◆ Exercise instructions
Each line below should be retyped exactly, with no pictures.

◆ Stored data
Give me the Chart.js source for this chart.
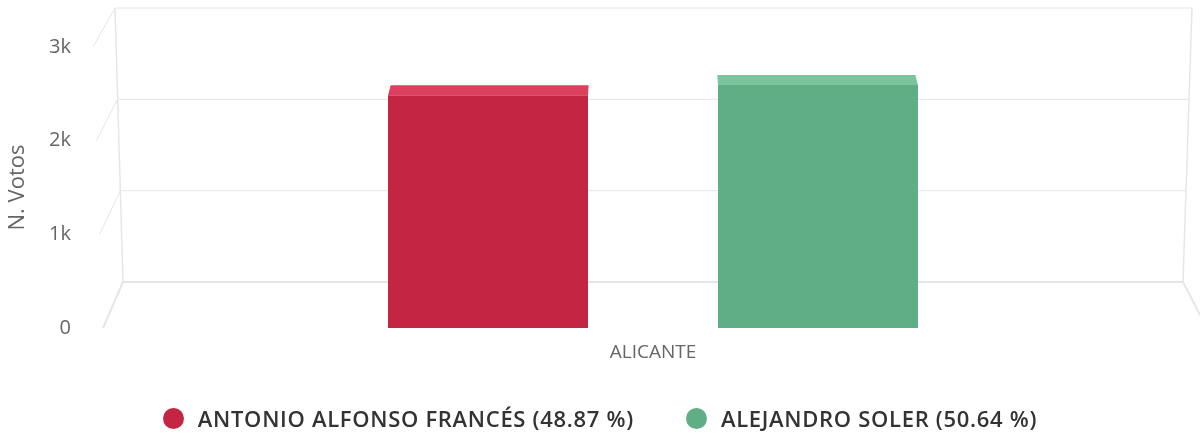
<!DOCTYPE html>
<html>
<head>
<meta charset="utf-8">
<script src="https://cdn.jsdelivr.net/npm/chart.js@4/dist/chart.umd.min.js"></script>
<style>
  html, body { margin: 0; padding: 0; background: #fff; }
  #wrap { position: relative; width: 1200px; height: 437px; overflow: hidden; }
  #c { position: absolute; left: 0; top: 0; }
  #legend { position: absolute; left: 0; top: 404px; width: 1200px; display: flex; justify-content: center;
            font-family: "Open Sans", sans-serif; font-size: 22px; font-weight: 600; letter-spacing: 0.7px; color: #333; line-height: 28px; }
  .item { display: flex; align-items: center; margin: 0 26px; }
  .dot { width: 21px; height: 21px; border-radius: 50%; margin-right: 14px; }
</style>
</head>
<body>
<div id="wrap">
  <canvas id="c" width="1200" height="437"></canvas>
  <div id="legend"></div>
</div>
<script>
const categories = ['ALICANTE'];
const candidates = ['ANTONIO ALFONSO FRANCÉS', 'ALEJANDRO SOLER'];
const votes = [2485, 2595];
const percents = [48.87, 50.64];
const yTickValues = [0, 1000, 2000, 3000];
const yTickLabels = ['0', '1k', '2k', '3k'];
const yTitle = 'N. Votos';
const frontColors = ['#c42542', '#60ae86'];
const topColors = ['#dd405c', '#7ac59c'];

const FONT = '"Open Sans", sans-serif';

const legendLabels = candidates.map((n, i) => n + ' (' + percents[i].toFixed(2) + ' %)');

const frame3d = {
  id: 'frame3d',
  beforeDatasetsDraw(chart) {
    const { ctx, chartArea: { left, right, bottom }, scales: { y } } = chart;
    const k = 0.975, drop = 46;
    const bY = v => (bottom - drop) + (y.getPixelForValue(v) - bottom) * k;
    const f = v => v / y.max;
    const backL = v => left + 17 - 8 * f(v);
    const backR = v => right - 17 + 9 * f(v);
    const frontL = v => left - 3 - 10 * f(v);
    ctx.save();
    ctx.strokeStyle = '#e6e6e6';
    yTickValues.forEach(v => {
      ctx.lineWidth = v === 0 ? 2 : 1;
      ctx.beginPath();
      ctx.moveTo(backL(v), bY(v));
      ctx.lineTo(backR(v), bY(v));
      ctx.stroke();
      ctx.beginPath();
      ctx.moveTo(frontL(v), y.getPixelForValue(v));
      ctx.lineTo(backL(v), bY(v));
      ctx.stroke();
    });
    const vmax = y.max;
    ctx.lineWidth = 1.5;
    ctx.beginPath();
    ctx.moveTo(backL(0), bY(0)); ctx.lineTo(backL(vmax), bY(vmax));
    ctx.moveTo(backR(0), bY(0)); ctx.lineTo(backR(vmax), bY(vmax));
    ctx.stroke();
    ctx.lineWidth = 2;
    ctx.beginPath();
    ctx.moveTo(backR(0), bY(0)); ctx.lineTo(right + 7, bottom);
    ctx.stroke();
    ctx.restore();
  },
  afterDatasetsDraw(chart) {
    const { ctx, chartArea: { left, right } } = chart;
    const cx = (left + right) / 2, s = 0.99, depth = 10;
    ctx.save();
    chart.data.datasets.forEach((ds, i) => {
      chart.getDatasetMeta(i).data.forEach(bar => {
        const { x, y, width } = bar.getProps(['x', 'y', 'width'], true);
        const l = x - width / 2, r = x + width / 2;
        const bl = cx + (l - cx) * s, br = cx + (r - cx) * s;
        ctx.fillStyle = topColors[i];
        ctx.beginPath();
        ctx.moveTo(l, y); ctx.lineTo(r, y); ctx.lineTo(br, y - depth); ctx.lineTo(bl, y - depth);
        ctx.closePath();
        ctx.fill();
      });
    });
    ctx.restore();
  }
};

new Chart(document.getElementById('c'), {
  type: 'bar',
  data: {
    labels: categories,
    datasets: candidates.map((n, i) => ({
      label: legendLabels[i],
      data: [votes[i]],
      backgroundColor: frontColors[i],
      borderWidth: 0,
      barPercentage: 0.606,
      categoryPercentage: 0.6033
    }))
  },
  options: {
    responsive: false,
    animation: false,
    devicePixelRatio: 1,
    layout: { padding: { top: 47, right: 0, bottom: 60, left: 0 } },
    plugins: { legend: { display: false }, tooltip: { enabled: false } },
    scales: {
      x: {
        grid: { display: false, drawTicks: false },
        border: { display: false },
        ticks: { color: '#666', font: { family: FONT, size: 19 }, padding: 13 },
        afterFit(scale) { scale.height = 49; }
      },
      y: {
        min: 0, max: 3000,
        grid: { display: false, drawTicks: false },
        border: { display: false },
        afterBuildTicks(scale) { scale.ticks = yTickValues.map(v => ({ value: v })); },
        ticks: {
          color: '#666', font: { family: FONT, size: 20 }, padding: 35,
          callback: (v) => yTickLabels[yTickValues.indexOf(v)]
        },
        title: { display: true, text: yTitle, color: '#666', font: { family: FONT, size: 22 }, padding: { top: 5, bottom: 0 } },
        afterFit(scale) { scale.width = 106; }
      }
    }
  },
  plugins: [frame3d]
});

const leg = document.getElementById('legend');
legendLabels.forEach((t, i) => {
  const it = document.createElement('div');
  it.className = 'item';
  const d = document.createElement('span');
  d.className = 'dot';
  d.style.background = frontColors[i];
  const s = document.createElement('span');
  s.textContent = t;
  it.appendChild(d); it.appendChild(s);
  leg.appendChild(it);
});
</script>
</body>
</html>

◆ Written reply
Give me the Chart.js source for this chart.
<!DOCTYPE html>
<html>
<head>
<meta charset="utf-8">
<script src="https://cdn.jsdelivr.net/npm/chart.js@4/dist/chart.umd.min.js"></script>
<style>
  html, body { margin: 0; padding: 0; background: #fff; }
  #wrap { position: relative; width: 1200px; height: 437px; overflow: hidden; }
  #c { position: absolute; left: 0; top: 0; }
  #legend { position: absolute; left: 0; top: 404px; width: 1200px; display: flex; justify-content: center;
            font-family: "Open Sans", sans-serif; font-size: 22px; font-weight: 600; letter-spacing: 0.7px; color: #333; line-height: 28px; }
  .item { display: flex; align-items: center; margin: 0 26px; }
  .dot { width: 21px; height: 21px; border-radius: 50%; margin-right: 14px; }
</style>
</head>
<body>
<div id="wrap">
  <canvas id="c" width="1200" height="437"></canvas>
  <div id="legend"></div>
</div>
<script>
const categories = ['ALICANTE'];
const candidates = ['ANTONIO ALFONSO FRANCÉS', 'ALEJANDRO SOLER'];
const votes = [2485, 2595];
const percents = [48.87, 50.64];
const yTickValues = [0, 1000, 2000, 3000];
const yTickLabels = ['0', '1k', '2k', '3k'];
const yTitle = 'N. Votos';
const frontColors = ['#c42542', '#60ae86'];
const topColors = ['#dd405c', '#7ac59c'];

const FONT = '"Open Sans", sans-serif';

const legendLabels = candidates.map((n, i) => n + ' (' + percents[i].toFixed(2) + ' %)');

const frame3d = {
  id: 'frame3d',
  beforeDatasetsDraw(chart) {
    const { ctx, chartArea: { left, right, bottom }, scales: { y } } = chart;
    const k = 0.975, drop = 46;
    const bY = v => (bottom - drop) + (y.getPixelForValue(v) - bottom) * k;
    const f = v => v / y.max;
    const backL = v => left + 17 - 8 * f(v);
    const backR = v => right - 17 + 9 * f(v);
    const frontL = v => left - 3 - 10 * f(v);
    ctx.save();
    ctx.strokeStyle = '#e6e6e6';
    yTickValues.forEach(v => {
      ctx.lineWidth = v === 0 ? 2 : 1;
      ctx.beginPath();
      ctx.moveTo(backL(v), bY(v));
      ctx.lineTo(backR(v), bY(v));
      ctx.stroke();
      ctx.beginPath();
      ctx.moveTo(frontL(v), y.getPixelForValue(v));
      ctx.lineTo(backL(v), bY(v));
      ctx.stroke();
    });
    const vmax = y.max;
    ctx.lineWidth = 1.5;
    ctx.beginPath();
    ctx.moveTo(backL(0), bY(0)); ctx.lineTo(backL(vmax), bY(vmax));
    ctx.moveTo(backR(0), bY(0)); ctx.lineTo(backR(vmax), bY(vmax));
    ctx.stroke();
    ctx.lineWidth = 2;
    ctx.beginPath();
    ctx.moveTo(backR(0), bY(0)); ctx.lineTo(right + 7, bottom);
    ctx.stroke();
    ctx.restore();
  },
  afterDatasetsDraw(chart) {
    const { ctx, chartArea: { left, right } } = chart;
    const cx = (left + right) / 2, s = 0.99, depth = 10;
    ctx.save();
    chart.data.datasets.forEach((ds, i) => {
      chart.getDatasetMeta(i).data.forEach(bar => {
        const { x, y, width } = bar.getProps(['x', 'y', 'width'], true);
        const l = x - width / 2, r = x + width / 2;
        const bl = cx + (l - cx) * s, br = cx + (r - cx) * s;
        ctx.fillStyle = topColors[i];
        ctx.beginPath();
        ctx.moveTo(l, y); ctx.lineTo(r, y); ctx.lineTo(br, y - depth); ctx.lineTo(bl, y - depth);
        ctx.closePath();
        ctx.fill();
      });
    });
    ctx.restore();
  }
};

new Chart(document.getElementById('c'), {
  type: 'bar',
  data: {
    labels: categories,
    datasets: candidates.map((n, i) => ({
      label: legendLabels[i],
      data: [votes[i]],
      backgroundColor: frontColors[i],
      borderWidth: 0,
      barPercentage: 0.606,
      categoryPercentage: 0.6033
    }))
  },
  options: {
    responsive: false,
    animation: false,
    devicePixelRatio: 1,
    layout: { padding: { top: 47, right: 0, bottom: 60, left: 0 } },
    plugins: { legend: { display: false }, tooltip: { enabled: false } },
    scales: {
      x: {
        grid: { display: false, drawTicks: false },
        border: { display: false },
        ticks: { color: '#666', font: { family: FONT, size: 19 }, padding: 13 },
        afterFit(scale) { scale.height = 49; }
      },
      y: {
        min: 0, max: 3000,
        grid: { display: false, drawTicks: false },
        border: { display: false },
        afterBuildTicks(scale) { scale.ticks = yTickValues.map(v => ({ value: v })); },
        ticks: {
          color: '#666', font: { family: FONT, size: 20 }, padding: 35,
          callback: (v) => yTickLabels[yTickValues.indexOf(v)]
        },
        title: { display: true, text: yTitle, color: '#666', font: { family: FONT, size: 22 }, padding: { top: 5, bottom: 0 } },
        afterFit(scale) { scale.width = 106; }
      }
    }
  },
  plugins: [frame3d]
});

const leg = document.getElementById('legend');
legendLabels.forEach((t, i) => {
  const it = document.createElement('div');
  it.className = 'item';
  const d = document.createElement('span');
  d.className = 'dot';
  d.style.background = frontColors[i];
  const s = document.createElement('span');
  s.textContent = t;
  it.appendChild(d); it.appendChild(s);
  leg.appendChild(it);
});
</script>
</body>
</html>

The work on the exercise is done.